Les derniers des Penthièvre
Le nom du comte de Toulouse nous est familier : fils de Louis XIV et de madame de Montespan, il a acquis de Fleuriau d’Armenonville en 1704 le château de Rambouillet.
Nous connaissons de même son fils, le duc de Penthièvre, qui a hérité du domaine à la mort de son père, en 1737, et a dû le céder à Louis XVI en 1783.
Dans la génération suivante, nous connaissons peu son fils, le prince de Lamballe, mais un peu mieux son épouse Marie-Thérèse-Louise de Savoie-Carignan. C’est pour elle que le duc de Penthièvre a fait construire l’étonnante chaumière aux coquillages dans le jardin anglais. Sa fin particulièrement tragique a fait d’elle une martyre de la Révolution.
C’est au prince et à la princesse de Lamballe que nous nous intéressons aujourd’hui.
La famille du duc de Penthièvre
Quand son père, le comte de Toulouse, décède, Louis-Jean-Marie de Bourbon a 12 ans. Il est duc de Penthièvre. C’est l’un des hommes les plus riches d’Europe.
Le Penthièvre (Pentevr en breton) est un pays traditionnel de la Bretagne, situé à l’Est et au Sud de Saint-Brieuc, dans l’Est des Côtes-d’Armor actuelles. Il avait joué un rôle important dans la lutte entre l’Angleterre et la France, et avait été élevé au rang de comté en 1035, puis de duché-pairie en 1569. En 1697 Louis XIV avait réquisitionné le titre -et la fortune considérable qui y était attachée- pour son fils naturel, le comte de Toulouse. C’est ainsi que Louis-Jean-Marie de Bourbon avait hérité du titre de duc de Penthièvre, et que son fils sera prince de Lamballe (la capitale du duché de Penthièvre).

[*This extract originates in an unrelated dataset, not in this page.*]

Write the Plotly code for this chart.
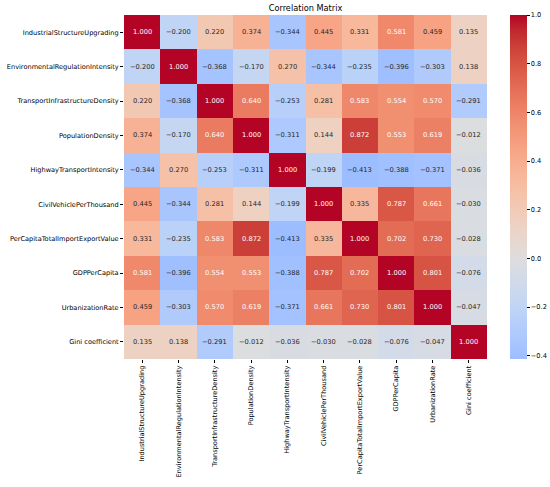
import plotly.graph_objects as go

variables = [
    'IndustrialStructureUpgrading',
    'EnvironmentalRegulationIntensity',
    'TransportInfrastructureDensity',
    'PopulationDensity',
    'HighwayTransportIntensity',
    'CivilVehiclePerThousand',
    'PerCapitaTotalImportExportValue',
    'GDPPerCapita',
    'UrbanizationRate',
    'Gini coefficient',
]

row_industrial = [1.000, -0.200, 0.220, 0.374, -0.344, 0.445, 0.331, 0.581, 0.459, 0.135]
row_envreg = [-0.200, 1.000, -0.368, -0.170, 0.270, -0.344, -0.235, -0.396, -0.303, 0.138]
row_transport = [0.220, -0.368, 1.000, 0.640, -0.253, 0.281, 0.583, 0.554, 0.570, -0.291]
row_population = [0.374, -0.170, 0.640, 1.000, -0.311, 0.144, 0.872, 0.553, 0.619, -0.012]
row_highway = [-0.344, 0.270, -0.253, -0.311, 1.000, -0.199, -0.413, -0.388, -0.371, -0.036]
row_vehicle = [0.445, -0.344, 0.281, 0.144, -0.199, 1.000, 0.335, 0.787, 0.661, -0.030]
row_importexport = [0.331, -0.235, 0.583, 0.872, -0.413, 0.335, 1.000, 0.702, 0.730, -0.028]
row_gdp = [0.581, -0.396, 0.554, 0.553, -0.388, 0.787, 0.702, 1.000, 0.801, -0.076]
row_urban = [0.459, -0.303, 0.570, 0.619, -0.371, 0.661, 0.730, 0.801, 1.000, -0.047]
row_gini = [0.135, 0.138, -0.291, -0.012, -0.036, -0.030, -0.028, -0.076, -0.047, 1.000]

corr = [row_industrial, row_envreg, row_transport, row_population, row_highway,
        row_vehicle, row_importexport, row_gdp, row_urban, row_gini]

colorbar_ticks = [-0.4, -0.2, 0.0, 0.2, 0.4, 0.6, 0.8, 1.0]

# matplotlib coolwarm (Moreland), 33 control points
COOLWARM = [
    (59, 76, 192), (68, 90, 204), (77, 104, 215), (87, 117, 225), (98, 130, 234),
    (108, 142, 241), (119, 154, 247), (130, 165, 251), (141, 176, 254), (152, 185, 255),
    (163, 194, 255), (174, 201, 253), (184, 208, 249), (194, 213, 244), (204, 217, 238),
    (213, 219, 230), (221, 221, 221), (229, 216, 209), (236, 211, 197), (241, 204, 185),
    (245, 196, 173), (247, 187, 160), (247, 177, 148), (247, 166, 135), (244, 154, 123),
    (241, 141, 111), (236, 127, 99), (229, 112, 88), (222, 96, 77), (213, 80, 66),
    (203, 62, 56), (192, 40, 47), (180, 4, 38),
]


def coolwarm(p):
    p = min(max(p, 0.0), 1.0)
    n = len(COOLWARM) - 1
    i = min(int(p * n), n - 1)
    f = p * n - i
    a, b = COOLWARM[i], COOLWARM[i + 1]
    return tuple(a[k] + (b[k] - a[k]) * f for k in range(3))


def rgb(c):
    return 'rgb(%d,%d,%d)' % tuple(round(v) for v in c)


def luminance(c):
    lin = []
    for v in c:
        v = v / 255
        lin.append(v / 12.92 if v <= 0.03928 else ((v + 0.055) / 1.055) ** 2.4)
    return 0.2126 * lin[0] + 0.7152 * lin[1] + 0.0722 * lin[2]


# seaborn-like centering at 0
vmin = min(min(r) for r in corr)
vmax = max(max(r) for r in corr)
vrange = max(vmax, -vmin)
p_lo = 0.5 + vmin / (2 * vrange)
p_hi = 0.5 + vmax / (2 * vrange)
n = len(COOLWARM) - 1
positions = [p_lo] + [i / n for i in range(n + 1) if p_lo < i / n < p_hi] + [p_hi]
colorscale = [[(p - p_lo) / (p_hi - p_lo), rgb(coolwarm(p))] for p in positions]

font = 'DejaVu Sans, Verdana, sans-serif'
tick_size = 6.6

fig = go.Figure(go.Heatmap(
    z=corr,
    x=variables,
    y=variables,
    zmin=vmin,
    zmax=vmax,
    colorscale=colorscale,
    xgap=0,
    ygap=0,
    colorbar=dict(
        xref='container', x=510 / 550, xanchor='left', xpad=0,
        y=0.5, yanchor='middle', ypad=0,
        len=1, lenmode='fraction', thickness=17,
        outlinewidth=0,
        tickvals=colorbar_ticks,
        ticktext=[f'{t:.1f}'.replace('-', '\u2212') for t in colorbar_ticks],
        ticks='outside', ticklen=3, tickwidth=0.8, tickcolor='black',
        tickfont=dict(family=font, size=tick_size, color='black'),
    ),
    hovertemplate='%{y}<br>%{x}<br>%{z:.3f}<extra></extra>',
))

annotations = []
for i, row_name in enumerate(variables):
    for j, col_name in enumerate(variables):
        v = corr[i][j]
        c = coolwarm(0.5 + v / (2 * vrange))
        annotations.append(dict(
            x=col_name, y=row_name, xref='x', yref='y',
            text=f'{v:.3f}'.replace('-', '\u2212'),
            showarrow=False,
            font=dict(family=font, size=6.7,
                      color='#262626' if luminance(c) > 0.408 else 'white'),
        ))

fig.update_layout(
    width=550, height=487,
    margin=dict(l=124, r=63, t=15, b=128),
    paper_bgcolor='white', plot_bgcolor='white',
    title=dict(text='Correlation Matrix', x=(124 + 487) / 2 / 550, xanchor='center',
               y=1 - 8 / 487, yanchor='middle',
               font=dict(family=font, size=8.2, color='black')),
    annotations=annotations,
    xaxis=dict(
        tickangle=-90, ticks='outside', ticklen=3, tickwidth=0.8, tickcolor='black',
        tickfont=dict(family=font, size=tick_size, color='black'),
        showgrid=False, zeroline=False, showline=False, automargin=False,
    ),
    yaxis=dict(
        autorange='reversed', ticks='outside', ticklen=3, tickwidth=0.8, tickcolor='black',
        tickfont=dict(family=font, size=tick_size, color='black'),
        showgrid=False, zeroline=False, showline=False, automargin=False,
    ),
)

# drop the browser's default body margin so the figure sits at the page corner
fig.write_html('out.html', config={'displayModeBar': False},
               post_script="document.body.style.margin='0px';")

Le duc de Penthièvre épouse le 29 décembre 1744 Marie-Thérèse-Félicité d’Este, princesse de Modène. A cette époque de tels mariages étaient organisés uniquement en tenant compte de l’intérêt des familles, mais cela n’empêche pas celui-ci de se transformer très vite en mariage d’inclination.
Les deux époux sont proches parents, car le père du duc est le frère de la grand-mère de la duchesse (vous suivez ?). Une telle consanguinité n’a rien de rare à cette époque. Cependant, elle explique sans doute pourquoi cinq des sept enfants qu’ils ont durant leurs dix années de mariage, sont morts dans leur première enfance.
En 1754, Marie-Thérèse meurt en couche à la naissance de son septième enfant qui ne lui survit pas.
Ne restent que Louis-Alexandre (le second enfant) et Marie-Adélaïde (la sixième).
Nous ne parlerons pas ici de Marie-Adélaïde de Bourbon, dite « Mademoiselle de Penthièvre ». Elle épousera en 1769, à seize ans, Louis-Philippe d’Orléans, futur « Philippe-Egalité ». Ensemble ils auront 6 enfants, mais leur union ne sera pas heureuse. Après avoir, l’un comme l’autre, multiplié les adultères durant 20 ans, ils se sépareront en 1790. Emprisonnée sous la Révolution, Marie-Adélaïde sera ensuite exilée en Espagne, et reviendra en France après l’Empire. Décédée en 1821, elle ne verra pas son fils aîné monter sur le trône en 1830, et régner sous le nom de Louis-Philippe, premier « roi des Français ».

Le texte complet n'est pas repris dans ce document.